Le rapport relevait bien les craintes des associations environnementales, notamment sur les retenues d’eau en plaine, communément appelées « bassines », qui procèdent aussi à du pompage dans les nappes phréatiques, et sur le « faux sentiment de sécurité » que cela pourrait créer chez les agriculteurs qui se montreraient moins économes en consommation d’eau. Toutefois, les rapporteurs estiment que la réglementation actuelle est déjà assez exigeante et « interdit le stockage de confort ». La France stocke assez peu d’eau par rapport à ses voisins (4,7 % du flux annuel) et qu’ainsi « disqualifier globalement le stockage d’eau ne paraît pas fondé scientifiquement. »

La piste de la réutilisation des eaux usées

Les rapporteurs plaidaient donc pour la construction de nouvelles retenues d’eau, « multi-usages », et pas seulement réservées aux agriculteurs, « lorsque le service environnemental rendu est positif. » La co-rapporteure communiste, Cécile Cukierman insistait ainsi sur le fait « que la question n’est pas de faire des absurdités environnementales », mais simplement « d’avoir des retenues d’eau qui peuvent servir à de multiples usages », comme la gestion des feux de forêts par exemple.

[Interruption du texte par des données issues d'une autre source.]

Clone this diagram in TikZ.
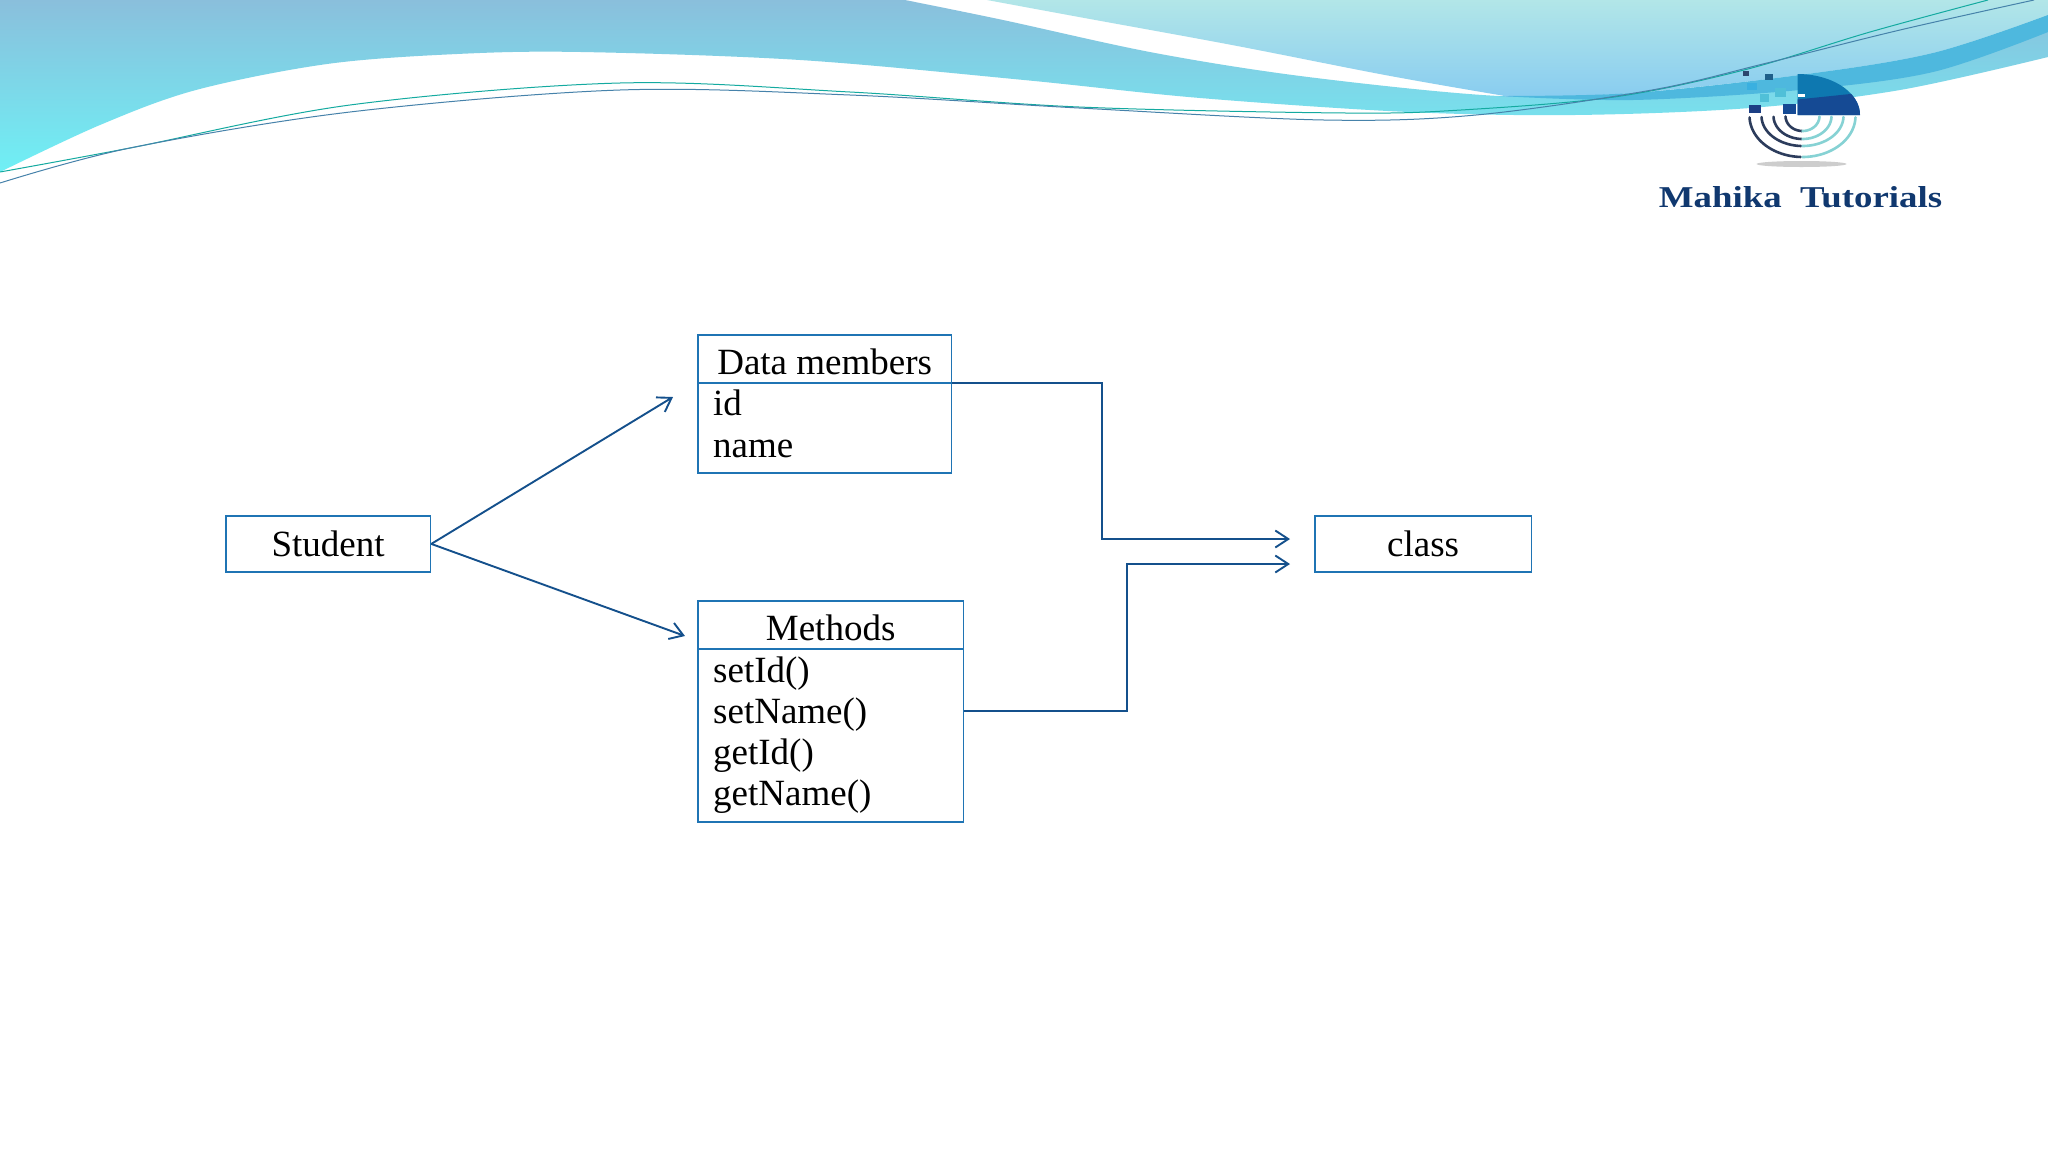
\documentclass[tikz,border=0pt]{standalone}
\usepackage{fontspec}
\setmainfont{Liberation Serif}
\usetikzlibrary{arrows.meta}
\definecolor{boxblue}{HTML}{1F74B4}
\definecolor{linkblue}{HTML}{14508C}
\definecolor{logodark}{HTML}{154A94}
\definecolor{logoteal}{HTML}{0E78B0}
\definecolor{ringdark}{HTML}{2C3C5C}
\definecolor{ringlight}{HTML}{86D2D4}
\definecolor{bandtop}{RGB}{138,191,220}
\definecolor{bandmid}{RGB}{128,208,230}
\definecolor{bandlow}{RGB}{111,240,245}
\definecolor{lighttop}{RGB}{178,230,232}
\definecolor{lightmid}{RGB}{166,224,234}
\definecolor{lightlow}{RGB}{136,204,240}
\definecolor{bandstrong}{RGB}{78,184,222}
\tikzset{
  x=1pt,y=-1pt,
  umlbox/.style={draw=boxblue,line width=1.8pt,anchor=north west,inner sep=0pt,
    font=\fontsize{37}{41}\selectfont,text height=25pt,text depth=0pt,align=center},
  rowtext/.style={anchor=base west,inner sep=0pt,font=\fontsize{37}{41}\selectfont},
  link/.style={draw=linkblue,line width=1.9pt,-{Straight Barb[length=13pt,width=17pt,line width=1.9pt]}},
  ring/.style={line width=2.6pt,line cap=round},
}
\begin{document}
\begin{tikzpicture}
\useasboundingbox (0,0) rectangle (2048,1152);
\fill[white] (0,0) rectangle (2048,1152);
% --- header bands
\shade[top color=bandtop,middle color=bandmid,bottom color=bandlow]
  (0,172) -- (0,0) -- (905,0)
  -- plot[smooth,tension=.55] coordinates {(905,0) (1003,20) (1155,53) (1308,77) (1499,96) (1633,93) (1800,75) (1933,53) (2048,15)}
  -- (2048,57)
  -- plot[smooth,tension=.55] coordinates {(2048,57) (1900,90) (1750,108) (1575,115) (1408,112) (1200,98) (1024,80) (800,60) (581,52) (457,54) (327,64) (196,90) (100,125) (0,172)}
  -- cycle;
\shade[top color=lighttop,middle color=lightmid,bottom color=lightlow]
  (987,0) -- (2048,0) -- (2048,15)
  -- plot[smooth,tension=.55] coordinates {(2048,15) (1933,53) (1800,75) (1633,93) (1515,97) (1499,95) (1385,75) (1232,45) (1079,17) (987,0)}
  -- cycle;
\fill[bandstrong]
  plot[smooth,tension=.55] coordinates {(1499,96) (1633,93) (1800,75) (1933,53) (2048,15)}
  -- (2048,32)
  -- plot[smooth,tension=.55] coordinates {(2048,32) (1933,72) (1800,90) (1633,100) (1499,96)}
  -- cycle;
% --- thin swoosh lines
\draw[color={rgb,255:red,20;green,170;blue,160},line width=1pt]
  plot[smooth,tension=.55] coordinates {(0,172) (130,148) (350,105) (620,83) (850,92) (1079,107) (1346,113) (1461,110) (1614,97) (1744,70) (1870,32) (1988,0)};
\draw[color={rgb,255:red,70;green,130;blue,170},line width=1pt]
  plot[smooth,tension=.55] coordinates {(0,183) (130,148) (350,112) (620,90) (850,95) (1079,108) (1324,120) (1476,115) (1652,90) (1767,63) (1900,30) (2034,0)};
% --- logo
\fill[color={rgb,255:red,205;green,205;blue,205}] (1801.5,164) ellipse [x radius=45,y radius=3];
\fill[logoteal] (1797.5,115) -- plot[domain=0:-90,samples=40] ({1797.5+62.5*cos(\x)},{115+41*sin(\x)}) -- cycle;
\begin{scope}
\clip (1797.5,99.5) -- (1860,93) -- (1860,116) -- (1797.5,116) -- cycle;
\fill[logodark] (1797.5,115) -- plot[domain=0:-90,samples=40] ({1797.5+62.5*cos(\x)},{115+41*sin(\x)}) -- cycle;
\end{scope}
\fill[white] (1797.5,93.5) rectangle (1805,97);
\foreach \rx/\ry in {53/41,41/30,29/23,17/15}{
  \draw[ring,ringdark] plot[domain=178:92,samples=30] ({1802.5+\rx*cos(\x)},{116+\ry*sin(\x)});
  \draw[ring,ringlight] plot[domain=90:2,samples=30] ({1802.5+\rx*cos(\x)},{116+\ry*sin(\x)});
}
\fill[color={rgb,255:red,44;green,70;blue,110}] (1742.7,71) rectangle (1749,75.7);
\fill[color={rgb,255:red,31;green,95;blue,138}] (1765,74) rectangle (1773.3,80);
\fill[color={rgb,255:red,58;green,176;blue,224}] (1746.7,82.7) rectangle (1757.3,90);
\fill[color={rgb,255:red,80;green,192;blue,216}] (1760,94) rectangle (1769.3,101.7);
\fill[color={rgb,255:red,80;green,192;blue,216}] (1775,87.7) rectangle (1785.7,96.7);
\fill[color={rgb,255:red,28;green,63;blue,133}] (1749.3,105) rectangle (1761,113.3);
\fill[logodark] (1782.7,104) rectangle (1795.7,114);
\node[anchor=base,inner sep=0pt,text=logodark!75!black] (brand) at (1800.5,207)
  {\resizebox{283pt}{21pt}{\bfseries Mahika\ \ Tutorials}};
% --- diagram boxes
\node[umlbox,minimum width=204.5pt,minimum height=56pt] (student) at (225,515) {Student};
\node[umlbox,minimum width=216.5pt,minimum height=56pt] (class) at (1314,515) {class};
\node[umlbox,minimum width=253.5pt,minimum height=47.5pt,text height=31pt] (dmhead) at (697,334) {Data members};
\node[umlbox,minimum width=253.5pt,minimum height=90pt] (dmbody) at (697,382) {};
\node[rowtext] (dmid) at (713,415) {id};
\node[rowtext] (dmname) at (713,457) {name};
\node[umlbox,minimum width=265.5pt,minimum height=47.5pt,text height=31pt] (mhead) at (697,600) {Methods};
\node[umlbox,minimum width=265.5pt,minimum height=173pt] (mbody) at (697,648) {};
\node[rowtext] (msetid) at (713,682) {setId()};
\node[rowtext] (msetname) at (713,723) {setName()};
\node[rowtext] (mgetid) at (713,764) {getId()};
\node[rowtext] (mgetname) at (713,805) {getName()};
% --- connector ends
\coordinate (toDm) at (673,397);
\coordinate (toM) at (685,636);
\coordinate (inUp) at (1290,539);
\coordinate (inDown) at (1290,564);
\coordinate (mOut) at (mbody.east |- 0,711);
% --- connectors
\draw[link] (student.east) -- (toDm);
\draw[link] (student.east) -- (toM);
\draw[link] (dmhead.south east) -| (1102,539) -- (inUp);
\draw[link] (mOut) -| (1127,564) -- (inDown);
\end{tikzpicture}
\end{document}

Par ailleurs, d’autres techniques, comme les transferts entre bassins, du Rhône à l’Hérault et l’Aude avec l’Aqua Domitia par exemple, ou la recharge artificielle des nappes sont aussi évoquées. Mais c’est la réutilisation des eaux usées traitées qui a le plus convaincu les sénateurs, qui appellent à encourager la recherche sur le sujet. « La réutilisation des eaux usées est très peu développée en France, où moins de 1 % des eaux récupérées en sortie des stations d’épuration sont exploitées, à l’inverse de l’Italie, l’Espagne ou encore Israël, où le taux de réutilisation atteint respectivement 8 %, 15 % et 90 % » rappelait le rapport.

« Repolitiser la gouvernance de l’eau »

Enfin, sur ce sujet éminemment clivant, les élus appelaient à « repolitiser la gouvernance de l’eau ». « La gestion de l’eau est un domaine ardu, souvent laissé aux techniciens, dont les élus ont du mal à se saisir. Or, la légitimité des choix politiques en matière de gestion de l’eau passe par une re-politisation de ses instances et le renforcement de l’échelon local de prise de décision », notait ainsi les sénateurs.